### Objective
Copy all lines of the listing that include the string "page".

++++ Task input ++++

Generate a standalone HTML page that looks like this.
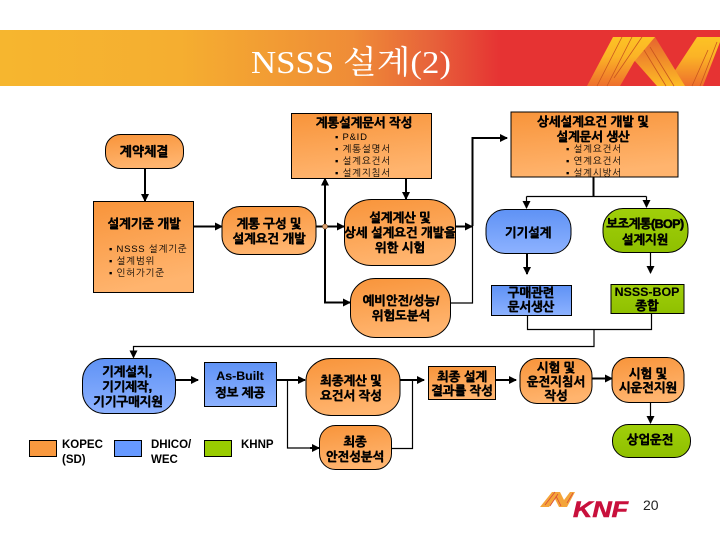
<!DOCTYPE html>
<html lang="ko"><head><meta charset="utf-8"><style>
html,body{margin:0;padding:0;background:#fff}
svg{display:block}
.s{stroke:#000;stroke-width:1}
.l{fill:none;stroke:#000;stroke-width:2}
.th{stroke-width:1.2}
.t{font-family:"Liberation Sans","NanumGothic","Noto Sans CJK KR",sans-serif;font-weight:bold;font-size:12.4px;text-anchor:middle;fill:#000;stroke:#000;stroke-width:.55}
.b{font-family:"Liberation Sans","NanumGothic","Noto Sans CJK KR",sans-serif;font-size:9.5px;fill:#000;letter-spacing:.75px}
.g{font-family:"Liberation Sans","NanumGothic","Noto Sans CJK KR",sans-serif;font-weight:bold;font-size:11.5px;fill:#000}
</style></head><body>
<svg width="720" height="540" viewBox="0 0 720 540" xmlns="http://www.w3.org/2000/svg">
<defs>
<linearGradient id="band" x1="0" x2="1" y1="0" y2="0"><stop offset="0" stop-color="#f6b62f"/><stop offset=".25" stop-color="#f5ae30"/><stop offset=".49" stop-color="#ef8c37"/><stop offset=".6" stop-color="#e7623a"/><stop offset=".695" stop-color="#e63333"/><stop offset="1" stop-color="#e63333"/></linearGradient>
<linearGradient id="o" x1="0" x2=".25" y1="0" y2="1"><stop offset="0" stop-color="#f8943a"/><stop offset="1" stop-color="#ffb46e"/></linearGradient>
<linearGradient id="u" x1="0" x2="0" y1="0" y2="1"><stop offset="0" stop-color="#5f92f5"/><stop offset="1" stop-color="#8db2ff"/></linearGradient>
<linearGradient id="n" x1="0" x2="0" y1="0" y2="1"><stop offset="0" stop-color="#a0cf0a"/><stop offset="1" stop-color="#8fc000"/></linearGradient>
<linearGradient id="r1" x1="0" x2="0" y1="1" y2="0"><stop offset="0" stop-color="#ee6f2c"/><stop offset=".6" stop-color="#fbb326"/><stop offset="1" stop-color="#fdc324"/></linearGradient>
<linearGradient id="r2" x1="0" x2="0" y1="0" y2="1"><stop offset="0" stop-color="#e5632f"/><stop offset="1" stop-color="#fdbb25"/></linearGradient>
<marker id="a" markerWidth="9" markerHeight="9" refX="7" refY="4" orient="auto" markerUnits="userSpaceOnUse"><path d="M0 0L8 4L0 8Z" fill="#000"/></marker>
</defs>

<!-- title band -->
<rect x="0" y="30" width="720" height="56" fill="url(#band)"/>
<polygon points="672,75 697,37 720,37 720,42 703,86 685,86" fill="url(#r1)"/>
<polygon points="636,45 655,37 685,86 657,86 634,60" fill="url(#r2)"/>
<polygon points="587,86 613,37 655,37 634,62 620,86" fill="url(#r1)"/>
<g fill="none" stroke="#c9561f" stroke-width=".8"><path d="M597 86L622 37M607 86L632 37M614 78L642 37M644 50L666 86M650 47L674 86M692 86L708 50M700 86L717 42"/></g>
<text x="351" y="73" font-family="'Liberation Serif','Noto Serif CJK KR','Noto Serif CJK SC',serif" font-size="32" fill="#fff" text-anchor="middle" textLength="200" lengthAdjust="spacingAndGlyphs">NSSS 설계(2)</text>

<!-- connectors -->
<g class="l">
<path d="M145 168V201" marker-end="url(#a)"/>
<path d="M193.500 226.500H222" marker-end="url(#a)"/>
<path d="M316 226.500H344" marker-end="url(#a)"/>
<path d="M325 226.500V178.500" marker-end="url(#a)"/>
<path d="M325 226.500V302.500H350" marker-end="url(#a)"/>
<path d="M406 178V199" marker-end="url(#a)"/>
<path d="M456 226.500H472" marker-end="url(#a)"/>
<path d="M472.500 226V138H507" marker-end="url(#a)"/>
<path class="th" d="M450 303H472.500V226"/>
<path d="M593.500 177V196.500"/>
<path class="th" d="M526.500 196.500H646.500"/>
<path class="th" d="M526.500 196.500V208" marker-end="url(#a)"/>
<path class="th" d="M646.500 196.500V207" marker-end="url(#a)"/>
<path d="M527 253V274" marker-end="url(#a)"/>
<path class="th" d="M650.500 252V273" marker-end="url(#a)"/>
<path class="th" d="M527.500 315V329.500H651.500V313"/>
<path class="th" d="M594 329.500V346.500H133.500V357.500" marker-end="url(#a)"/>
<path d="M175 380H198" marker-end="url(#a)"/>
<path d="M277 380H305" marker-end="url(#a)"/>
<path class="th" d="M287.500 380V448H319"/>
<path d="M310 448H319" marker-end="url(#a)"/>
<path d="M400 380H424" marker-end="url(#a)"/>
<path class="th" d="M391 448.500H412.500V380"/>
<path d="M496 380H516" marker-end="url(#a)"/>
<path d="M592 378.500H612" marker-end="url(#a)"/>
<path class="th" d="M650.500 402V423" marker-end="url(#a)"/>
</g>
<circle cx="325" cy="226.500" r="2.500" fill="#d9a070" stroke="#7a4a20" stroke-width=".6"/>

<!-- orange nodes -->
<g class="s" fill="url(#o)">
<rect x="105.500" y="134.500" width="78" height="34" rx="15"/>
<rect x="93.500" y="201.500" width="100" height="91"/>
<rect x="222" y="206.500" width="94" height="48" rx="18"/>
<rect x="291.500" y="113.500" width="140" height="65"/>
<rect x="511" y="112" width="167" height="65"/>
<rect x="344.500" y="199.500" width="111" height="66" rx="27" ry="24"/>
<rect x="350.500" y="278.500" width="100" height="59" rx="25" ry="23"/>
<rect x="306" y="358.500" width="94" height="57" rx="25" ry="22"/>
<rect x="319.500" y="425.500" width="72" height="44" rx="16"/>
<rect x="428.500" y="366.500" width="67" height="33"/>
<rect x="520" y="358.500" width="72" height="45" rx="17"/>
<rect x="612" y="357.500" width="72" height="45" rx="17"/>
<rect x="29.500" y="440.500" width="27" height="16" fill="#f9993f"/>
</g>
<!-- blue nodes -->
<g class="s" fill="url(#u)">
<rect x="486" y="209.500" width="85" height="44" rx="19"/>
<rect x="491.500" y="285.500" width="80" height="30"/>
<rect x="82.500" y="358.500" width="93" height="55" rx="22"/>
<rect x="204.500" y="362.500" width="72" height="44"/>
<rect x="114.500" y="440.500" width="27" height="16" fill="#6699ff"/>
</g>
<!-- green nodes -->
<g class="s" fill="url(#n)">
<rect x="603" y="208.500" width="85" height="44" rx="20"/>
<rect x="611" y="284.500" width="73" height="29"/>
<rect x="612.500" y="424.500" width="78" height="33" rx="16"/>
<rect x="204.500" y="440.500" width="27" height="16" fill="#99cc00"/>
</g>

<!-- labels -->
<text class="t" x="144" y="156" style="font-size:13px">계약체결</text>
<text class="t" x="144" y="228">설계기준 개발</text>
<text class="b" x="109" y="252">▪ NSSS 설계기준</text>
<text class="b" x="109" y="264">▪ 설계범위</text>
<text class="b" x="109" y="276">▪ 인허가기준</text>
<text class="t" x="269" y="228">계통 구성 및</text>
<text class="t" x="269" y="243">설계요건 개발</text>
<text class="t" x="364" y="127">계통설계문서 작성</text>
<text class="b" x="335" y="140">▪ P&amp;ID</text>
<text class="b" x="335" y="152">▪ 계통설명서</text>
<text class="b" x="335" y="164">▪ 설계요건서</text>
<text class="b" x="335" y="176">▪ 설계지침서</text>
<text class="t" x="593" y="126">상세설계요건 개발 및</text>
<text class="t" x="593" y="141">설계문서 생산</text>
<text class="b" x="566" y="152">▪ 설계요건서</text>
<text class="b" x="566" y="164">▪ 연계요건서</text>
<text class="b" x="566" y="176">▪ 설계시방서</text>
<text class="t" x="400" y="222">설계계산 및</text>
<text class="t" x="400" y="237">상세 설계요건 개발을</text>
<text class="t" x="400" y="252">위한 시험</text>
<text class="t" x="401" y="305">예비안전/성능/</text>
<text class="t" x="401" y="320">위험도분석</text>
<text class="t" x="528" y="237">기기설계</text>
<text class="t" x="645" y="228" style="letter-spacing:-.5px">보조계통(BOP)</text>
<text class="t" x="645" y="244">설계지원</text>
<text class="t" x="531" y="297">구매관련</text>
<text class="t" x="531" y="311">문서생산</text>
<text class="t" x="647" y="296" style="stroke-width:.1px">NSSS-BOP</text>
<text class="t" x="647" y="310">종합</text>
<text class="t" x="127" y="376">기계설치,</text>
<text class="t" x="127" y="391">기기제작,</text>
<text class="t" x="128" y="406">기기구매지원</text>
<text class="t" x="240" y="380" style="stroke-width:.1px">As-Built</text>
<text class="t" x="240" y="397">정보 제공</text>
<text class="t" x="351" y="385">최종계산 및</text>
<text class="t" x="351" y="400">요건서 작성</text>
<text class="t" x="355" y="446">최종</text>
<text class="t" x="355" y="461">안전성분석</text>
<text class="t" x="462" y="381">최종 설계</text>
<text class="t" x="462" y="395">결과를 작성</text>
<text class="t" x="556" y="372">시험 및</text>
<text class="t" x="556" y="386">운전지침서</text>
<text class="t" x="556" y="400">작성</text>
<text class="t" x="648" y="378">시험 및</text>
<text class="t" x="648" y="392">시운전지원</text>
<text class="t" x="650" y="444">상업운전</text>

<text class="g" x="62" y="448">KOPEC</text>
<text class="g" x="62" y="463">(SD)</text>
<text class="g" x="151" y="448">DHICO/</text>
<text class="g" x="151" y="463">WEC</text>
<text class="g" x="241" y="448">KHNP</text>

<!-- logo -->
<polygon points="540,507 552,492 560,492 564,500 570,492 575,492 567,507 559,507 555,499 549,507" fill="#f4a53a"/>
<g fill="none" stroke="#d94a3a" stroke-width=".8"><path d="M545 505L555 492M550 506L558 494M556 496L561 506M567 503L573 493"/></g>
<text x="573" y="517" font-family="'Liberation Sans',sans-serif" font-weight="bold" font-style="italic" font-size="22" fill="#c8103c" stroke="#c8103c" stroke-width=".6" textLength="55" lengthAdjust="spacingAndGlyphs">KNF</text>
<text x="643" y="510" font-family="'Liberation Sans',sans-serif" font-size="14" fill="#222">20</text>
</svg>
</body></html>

++++
++++ Task input ++++

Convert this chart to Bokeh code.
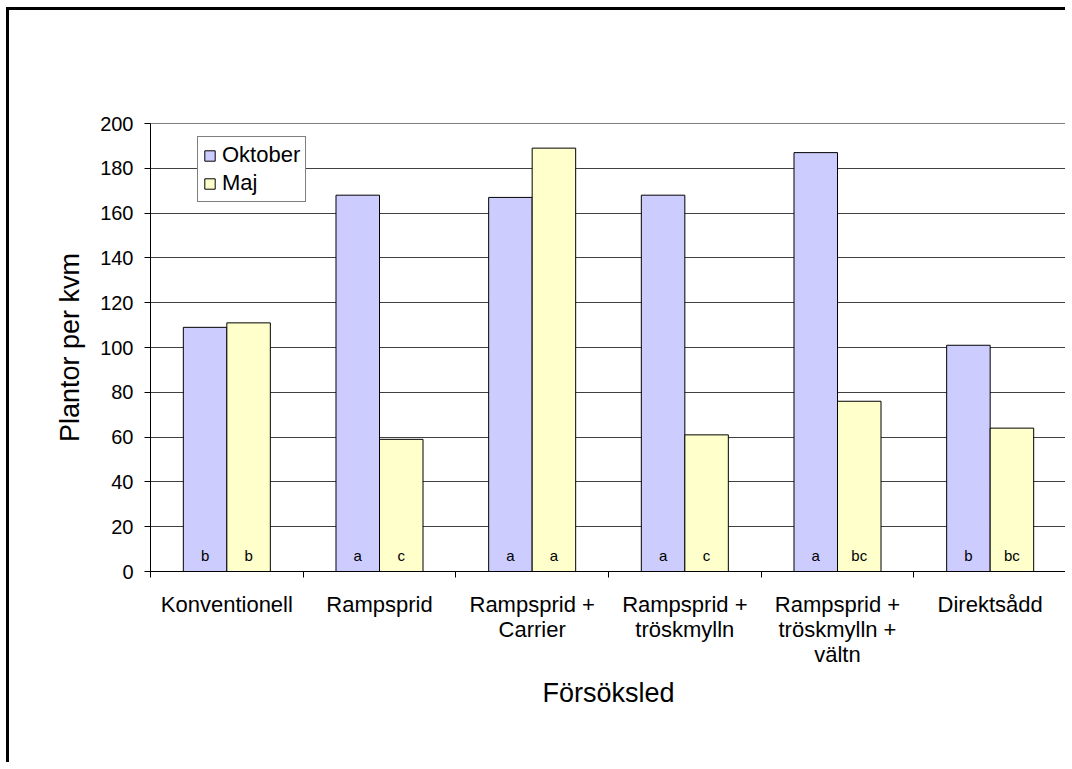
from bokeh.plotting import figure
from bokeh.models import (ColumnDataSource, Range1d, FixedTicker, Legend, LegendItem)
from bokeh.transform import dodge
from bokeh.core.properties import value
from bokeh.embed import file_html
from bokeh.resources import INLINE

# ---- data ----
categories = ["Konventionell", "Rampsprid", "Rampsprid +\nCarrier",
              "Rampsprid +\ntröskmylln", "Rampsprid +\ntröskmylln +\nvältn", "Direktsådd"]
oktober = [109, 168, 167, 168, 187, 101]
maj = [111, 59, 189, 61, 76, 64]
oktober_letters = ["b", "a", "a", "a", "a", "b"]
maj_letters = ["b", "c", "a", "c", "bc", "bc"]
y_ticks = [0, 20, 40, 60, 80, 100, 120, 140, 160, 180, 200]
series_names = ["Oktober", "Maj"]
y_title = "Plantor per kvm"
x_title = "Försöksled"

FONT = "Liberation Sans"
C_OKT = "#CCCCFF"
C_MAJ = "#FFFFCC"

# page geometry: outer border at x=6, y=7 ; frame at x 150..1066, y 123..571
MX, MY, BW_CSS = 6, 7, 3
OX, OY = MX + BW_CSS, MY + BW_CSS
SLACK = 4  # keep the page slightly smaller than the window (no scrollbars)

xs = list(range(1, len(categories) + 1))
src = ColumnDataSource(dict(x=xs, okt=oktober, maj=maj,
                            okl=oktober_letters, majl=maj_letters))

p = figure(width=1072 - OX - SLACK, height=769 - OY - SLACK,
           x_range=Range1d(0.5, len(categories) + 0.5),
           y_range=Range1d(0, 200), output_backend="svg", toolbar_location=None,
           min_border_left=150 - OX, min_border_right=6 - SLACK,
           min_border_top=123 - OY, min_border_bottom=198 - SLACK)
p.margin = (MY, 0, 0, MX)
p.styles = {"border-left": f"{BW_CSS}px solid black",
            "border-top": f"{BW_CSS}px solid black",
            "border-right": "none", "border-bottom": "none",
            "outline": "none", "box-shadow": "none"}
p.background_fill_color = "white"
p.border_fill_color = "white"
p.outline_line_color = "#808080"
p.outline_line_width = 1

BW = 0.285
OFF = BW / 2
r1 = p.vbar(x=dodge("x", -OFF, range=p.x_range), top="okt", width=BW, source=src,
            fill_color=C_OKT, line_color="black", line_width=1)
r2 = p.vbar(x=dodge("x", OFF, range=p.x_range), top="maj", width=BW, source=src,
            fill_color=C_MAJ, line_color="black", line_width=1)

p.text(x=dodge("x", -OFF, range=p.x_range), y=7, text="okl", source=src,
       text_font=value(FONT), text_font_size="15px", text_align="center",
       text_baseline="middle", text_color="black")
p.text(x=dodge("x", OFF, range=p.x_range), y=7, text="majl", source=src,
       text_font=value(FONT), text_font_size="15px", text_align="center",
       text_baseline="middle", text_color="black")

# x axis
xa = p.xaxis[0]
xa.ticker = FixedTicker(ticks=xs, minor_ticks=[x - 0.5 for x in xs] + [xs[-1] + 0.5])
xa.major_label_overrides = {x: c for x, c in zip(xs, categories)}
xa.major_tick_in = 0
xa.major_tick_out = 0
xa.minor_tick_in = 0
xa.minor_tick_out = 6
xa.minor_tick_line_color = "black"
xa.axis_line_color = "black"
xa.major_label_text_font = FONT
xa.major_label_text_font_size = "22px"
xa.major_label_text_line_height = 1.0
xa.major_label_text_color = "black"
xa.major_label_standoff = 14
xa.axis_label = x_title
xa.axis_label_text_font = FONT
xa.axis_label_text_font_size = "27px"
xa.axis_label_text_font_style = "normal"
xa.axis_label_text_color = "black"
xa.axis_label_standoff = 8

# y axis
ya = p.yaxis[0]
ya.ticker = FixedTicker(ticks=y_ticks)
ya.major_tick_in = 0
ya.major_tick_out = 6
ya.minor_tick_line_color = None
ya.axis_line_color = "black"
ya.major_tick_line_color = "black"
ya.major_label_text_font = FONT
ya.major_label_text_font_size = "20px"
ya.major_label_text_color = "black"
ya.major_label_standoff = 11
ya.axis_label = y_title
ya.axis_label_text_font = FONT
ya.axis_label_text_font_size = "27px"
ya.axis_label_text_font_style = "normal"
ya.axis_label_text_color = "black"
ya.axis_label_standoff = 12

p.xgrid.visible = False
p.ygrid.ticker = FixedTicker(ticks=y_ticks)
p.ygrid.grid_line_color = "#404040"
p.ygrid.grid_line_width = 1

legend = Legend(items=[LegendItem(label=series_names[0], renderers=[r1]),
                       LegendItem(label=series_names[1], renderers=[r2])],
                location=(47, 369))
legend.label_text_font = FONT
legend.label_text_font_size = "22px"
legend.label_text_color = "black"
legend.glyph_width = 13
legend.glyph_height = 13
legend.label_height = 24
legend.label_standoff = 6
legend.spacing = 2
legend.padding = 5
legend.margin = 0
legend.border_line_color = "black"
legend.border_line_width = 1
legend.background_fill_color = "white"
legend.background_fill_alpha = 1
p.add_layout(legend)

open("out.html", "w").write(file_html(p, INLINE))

++++

### Task output
Generate a standalone HTML page that looks like this.
# page geometry: outer border at x=6, y=7 ; frame at x 150..1066, y 123..571
SLACK = 4  # keep the page slightly smaller than the window (no scrollbars)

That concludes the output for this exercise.